Using the data beneath, show every line that includes the word "this".

--- BEGIN PROVIDED INFORMATION ---

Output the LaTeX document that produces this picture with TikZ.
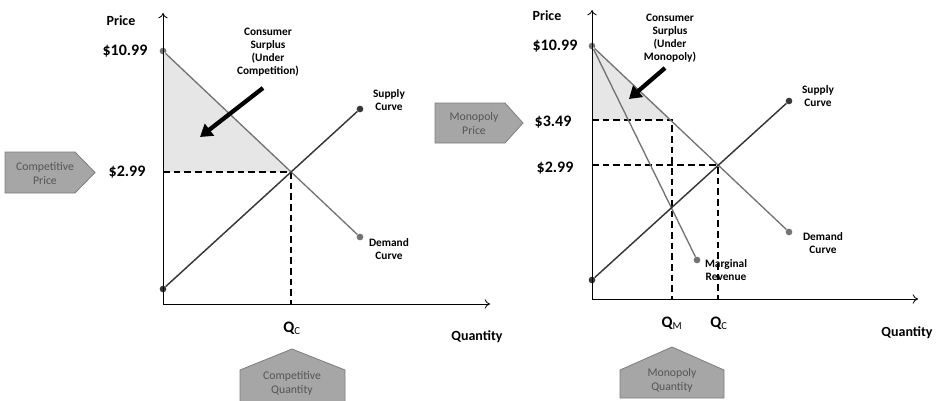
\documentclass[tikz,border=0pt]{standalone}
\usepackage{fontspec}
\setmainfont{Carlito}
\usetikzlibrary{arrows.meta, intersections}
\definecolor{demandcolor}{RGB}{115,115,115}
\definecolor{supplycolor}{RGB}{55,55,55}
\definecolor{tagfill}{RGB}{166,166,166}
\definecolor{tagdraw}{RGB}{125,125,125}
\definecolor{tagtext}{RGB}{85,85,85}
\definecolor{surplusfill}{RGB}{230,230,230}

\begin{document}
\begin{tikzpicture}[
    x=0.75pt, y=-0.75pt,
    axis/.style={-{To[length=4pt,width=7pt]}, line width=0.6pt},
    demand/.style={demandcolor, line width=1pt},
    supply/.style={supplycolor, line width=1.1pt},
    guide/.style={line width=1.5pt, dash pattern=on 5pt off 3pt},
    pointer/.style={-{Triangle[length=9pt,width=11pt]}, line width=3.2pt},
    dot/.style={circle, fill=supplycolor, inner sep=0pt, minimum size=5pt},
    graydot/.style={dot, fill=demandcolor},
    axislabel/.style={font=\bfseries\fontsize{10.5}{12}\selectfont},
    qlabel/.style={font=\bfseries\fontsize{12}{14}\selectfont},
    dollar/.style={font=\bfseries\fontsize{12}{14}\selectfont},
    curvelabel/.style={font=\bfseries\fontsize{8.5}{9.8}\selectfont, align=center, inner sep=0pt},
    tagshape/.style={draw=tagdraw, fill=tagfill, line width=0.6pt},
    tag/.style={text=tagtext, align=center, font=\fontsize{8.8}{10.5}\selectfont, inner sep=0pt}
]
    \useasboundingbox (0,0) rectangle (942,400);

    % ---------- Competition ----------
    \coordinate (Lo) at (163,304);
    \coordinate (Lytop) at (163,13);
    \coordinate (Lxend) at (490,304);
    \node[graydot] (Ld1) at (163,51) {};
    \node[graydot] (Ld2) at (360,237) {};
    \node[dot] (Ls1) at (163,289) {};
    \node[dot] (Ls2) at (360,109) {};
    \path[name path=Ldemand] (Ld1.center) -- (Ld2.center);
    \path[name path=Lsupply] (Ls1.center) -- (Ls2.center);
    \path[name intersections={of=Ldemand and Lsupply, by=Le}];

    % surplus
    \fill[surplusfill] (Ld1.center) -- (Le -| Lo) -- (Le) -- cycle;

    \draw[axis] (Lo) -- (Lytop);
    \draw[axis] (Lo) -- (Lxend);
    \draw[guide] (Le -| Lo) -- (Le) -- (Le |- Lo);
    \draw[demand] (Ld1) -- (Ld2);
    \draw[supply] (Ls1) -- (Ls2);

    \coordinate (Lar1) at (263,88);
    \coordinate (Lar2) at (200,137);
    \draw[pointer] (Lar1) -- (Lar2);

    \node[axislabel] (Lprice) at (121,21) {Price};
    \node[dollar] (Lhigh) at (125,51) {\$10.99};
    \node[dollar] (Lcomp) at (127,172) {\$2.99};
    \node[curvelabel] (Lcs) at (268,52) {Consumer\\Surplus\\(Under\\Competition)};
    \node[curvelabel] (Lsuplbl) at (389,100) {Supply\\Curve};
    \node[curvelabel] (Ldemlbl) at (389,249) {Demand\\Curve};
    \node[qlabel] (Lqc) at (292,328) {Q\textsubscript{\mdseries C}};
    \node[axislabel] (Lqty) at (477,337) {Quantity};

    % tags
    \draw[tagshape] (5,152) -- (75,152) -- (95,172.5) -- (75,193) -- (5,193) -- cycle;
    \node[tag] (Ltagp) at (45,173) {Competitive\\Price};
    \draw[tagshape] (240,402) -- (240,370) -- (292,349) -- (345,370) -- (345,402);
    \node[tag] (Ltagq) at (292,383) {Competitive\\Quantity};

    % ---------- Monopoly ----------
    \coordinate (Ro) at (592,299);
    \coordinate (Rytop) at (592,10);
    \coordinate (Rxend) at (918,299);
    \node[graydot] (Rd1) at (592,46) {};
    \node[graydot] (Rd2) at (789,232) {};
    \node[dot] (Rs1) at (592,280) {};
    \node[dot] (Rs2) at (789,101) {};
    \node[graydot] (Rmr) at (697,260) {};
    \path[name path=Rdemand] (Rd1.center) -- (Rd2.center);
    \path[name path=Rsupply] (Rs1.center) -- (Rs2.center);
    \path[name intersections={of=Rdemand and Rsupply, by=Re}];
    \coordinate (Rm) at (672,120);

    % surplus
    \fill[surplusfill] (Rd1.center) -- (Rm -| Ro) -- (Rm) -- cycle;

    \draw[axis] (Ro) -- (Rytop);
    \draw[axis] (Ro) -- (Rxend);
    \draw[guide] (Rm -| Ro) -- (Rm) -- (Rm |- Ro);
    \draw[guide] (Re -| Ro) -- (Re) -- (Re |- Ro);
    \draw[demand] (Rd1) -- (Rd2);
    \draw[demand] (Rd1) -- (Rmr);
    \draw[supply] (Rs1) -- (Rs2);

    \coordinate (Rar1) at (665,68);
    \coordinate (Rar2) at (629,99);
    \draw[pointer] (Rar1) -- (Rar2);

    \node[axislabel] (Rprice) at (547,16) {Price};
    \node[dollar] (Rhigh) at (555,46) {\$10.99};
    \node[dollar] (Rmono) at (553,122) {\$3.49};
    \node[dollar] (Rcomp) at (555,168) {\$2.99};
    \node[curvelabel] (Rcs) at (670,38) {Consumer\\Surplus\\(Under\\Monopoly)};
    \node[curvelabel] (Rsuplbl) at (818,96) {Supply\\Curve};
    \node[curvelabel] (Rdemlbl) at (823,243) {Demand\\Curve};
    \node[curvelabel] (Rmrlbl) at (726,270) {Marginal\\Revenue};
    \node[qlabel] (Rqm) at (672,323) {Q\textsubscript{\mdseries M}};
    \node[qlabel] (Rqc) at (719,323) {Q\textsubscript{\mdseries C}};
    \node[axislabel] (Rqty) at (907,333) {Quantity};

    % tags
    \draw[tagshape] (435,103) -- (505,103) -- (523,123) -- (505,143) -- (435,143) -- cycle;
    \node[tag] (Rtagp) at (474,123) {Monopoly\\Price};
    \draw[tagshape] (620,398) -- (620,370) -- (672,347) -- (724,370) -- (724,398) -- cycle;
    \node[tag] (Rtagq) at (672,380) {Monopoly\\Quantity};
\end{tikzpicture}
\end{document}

--- END PROVIDED INFORMATION ---
--- BEGIN PROVIDED INFORMATION ---

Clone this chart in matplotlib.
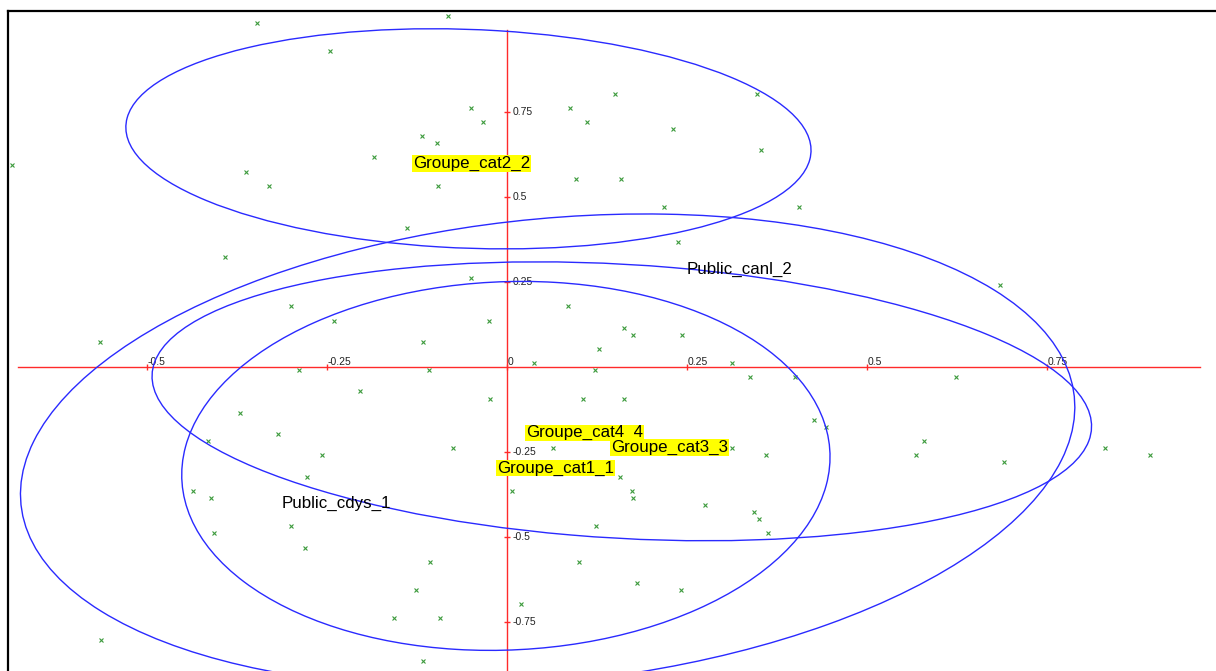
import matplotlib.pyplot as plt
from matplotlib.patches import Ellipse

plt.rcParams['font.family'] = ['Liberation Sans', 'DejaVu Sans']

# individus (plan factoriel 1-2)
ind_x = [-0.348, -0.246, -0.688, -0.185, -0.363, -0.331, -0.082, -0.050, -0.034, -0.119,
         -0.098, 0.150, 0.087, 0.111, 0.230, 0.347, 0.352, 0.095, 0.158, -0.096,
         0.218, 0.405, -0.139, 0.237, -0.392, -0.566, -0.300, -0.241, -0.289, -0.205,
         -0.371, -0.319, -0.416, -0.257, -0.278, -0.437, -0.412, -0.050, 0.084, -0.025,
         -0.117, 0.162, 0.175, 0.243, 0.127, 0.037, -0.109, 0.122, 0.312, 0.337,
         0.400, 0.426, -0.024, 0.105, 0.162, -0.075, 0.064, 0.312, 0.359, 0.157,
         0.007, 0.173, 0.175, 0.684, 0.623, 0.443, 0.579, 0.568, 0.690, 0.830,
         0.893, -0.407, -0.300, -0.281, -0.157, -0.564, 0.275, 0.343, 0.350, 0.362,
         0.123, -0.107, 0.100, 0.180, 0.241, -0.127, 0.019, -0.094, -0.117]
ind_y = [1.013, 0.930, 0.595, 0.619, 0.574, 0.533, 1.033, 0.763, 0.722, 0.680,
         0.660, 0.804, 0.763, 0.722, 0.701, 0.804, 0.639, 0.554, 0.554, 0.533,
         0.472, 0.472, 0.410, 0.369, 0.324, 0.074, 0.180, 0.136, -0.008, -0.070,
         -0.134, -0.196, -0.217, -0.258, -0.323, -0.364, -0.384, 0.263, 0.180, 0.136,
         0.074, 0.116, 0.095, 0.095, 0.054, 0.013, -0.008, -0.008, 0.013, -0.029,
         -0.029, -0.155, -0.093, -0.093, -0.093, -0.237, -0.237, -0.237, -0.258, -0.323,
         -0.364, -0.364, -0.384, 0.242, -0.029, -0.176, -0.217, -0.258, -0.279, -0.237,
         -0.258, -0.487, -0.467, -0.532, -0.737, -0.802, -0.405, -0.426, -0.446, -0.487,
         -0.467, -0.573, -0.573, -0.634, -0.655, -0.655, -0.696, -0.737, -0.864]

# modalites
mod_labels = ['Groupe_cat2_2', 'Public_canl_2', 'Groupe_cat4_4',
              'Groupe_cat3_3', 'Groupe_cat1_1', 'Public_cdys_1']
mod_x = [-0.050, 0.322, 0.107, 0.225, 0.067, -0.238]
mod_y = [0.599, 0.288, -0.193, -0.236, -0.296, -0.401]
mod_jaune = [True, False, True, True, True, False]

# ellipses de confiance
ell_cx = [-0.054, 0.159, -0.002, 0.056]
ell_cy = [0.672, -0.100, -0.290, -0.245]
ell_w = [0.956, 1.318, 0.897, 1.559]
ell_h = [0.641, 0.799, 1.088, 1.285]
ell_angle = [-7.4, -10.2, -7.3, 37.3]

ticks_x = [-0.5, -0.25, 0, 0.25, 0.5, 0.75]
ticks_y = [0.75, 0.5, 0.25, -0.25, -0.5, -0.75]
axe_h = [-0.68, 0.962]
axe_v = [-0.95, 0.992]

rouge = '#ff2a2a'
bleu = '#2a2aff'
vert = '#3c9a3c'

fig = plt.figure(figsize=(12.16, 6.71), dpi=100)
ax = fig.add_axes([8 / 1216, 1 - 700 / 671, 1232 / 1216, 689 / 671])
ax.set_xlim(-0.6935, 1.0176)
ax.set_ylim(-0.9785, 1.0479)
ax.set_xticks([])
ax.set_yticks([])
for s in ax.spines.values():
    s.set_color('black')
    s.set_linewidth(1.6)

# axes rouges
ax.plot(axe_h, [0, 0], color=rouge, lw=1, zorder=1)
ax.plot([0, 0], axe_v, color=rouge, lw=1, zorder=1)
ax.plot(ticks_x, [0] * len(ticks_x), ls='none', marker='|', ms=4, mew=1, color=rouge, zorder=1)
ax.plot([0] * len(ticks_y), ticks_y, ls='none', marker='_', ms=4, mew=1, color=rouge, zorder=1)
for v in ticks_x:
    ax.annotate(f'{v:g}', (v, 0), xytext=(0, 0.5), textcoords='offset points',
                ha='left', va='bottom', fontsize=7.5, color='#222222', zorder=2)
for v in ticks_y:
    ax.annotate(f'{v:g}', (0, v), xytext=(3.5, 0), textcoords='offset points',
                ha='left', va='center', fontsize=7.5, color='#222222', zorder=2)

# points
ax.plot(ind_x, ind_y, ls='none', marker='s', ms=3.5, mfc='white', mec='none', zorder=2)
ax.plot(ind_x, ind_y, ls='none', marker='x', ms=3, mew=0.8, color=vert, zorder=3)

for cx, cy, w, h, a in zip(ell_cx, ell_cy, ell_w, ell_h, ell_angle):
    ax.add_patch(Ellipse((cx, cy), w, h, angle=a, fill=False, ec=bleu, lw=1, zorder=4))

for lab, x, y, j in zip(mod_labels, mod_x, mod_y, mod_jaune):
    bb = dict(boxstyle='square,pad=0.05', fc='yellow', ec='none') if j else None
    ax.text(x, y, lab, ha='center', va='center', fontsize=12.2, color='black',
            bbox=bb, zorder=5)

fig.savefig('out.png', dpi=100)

--- END PROVIDED INFORMATION ---

- SOLVED EXERCISE:
Output the LaTeX document that produces this picture with TikZ.
Clone this chart in matplotlib.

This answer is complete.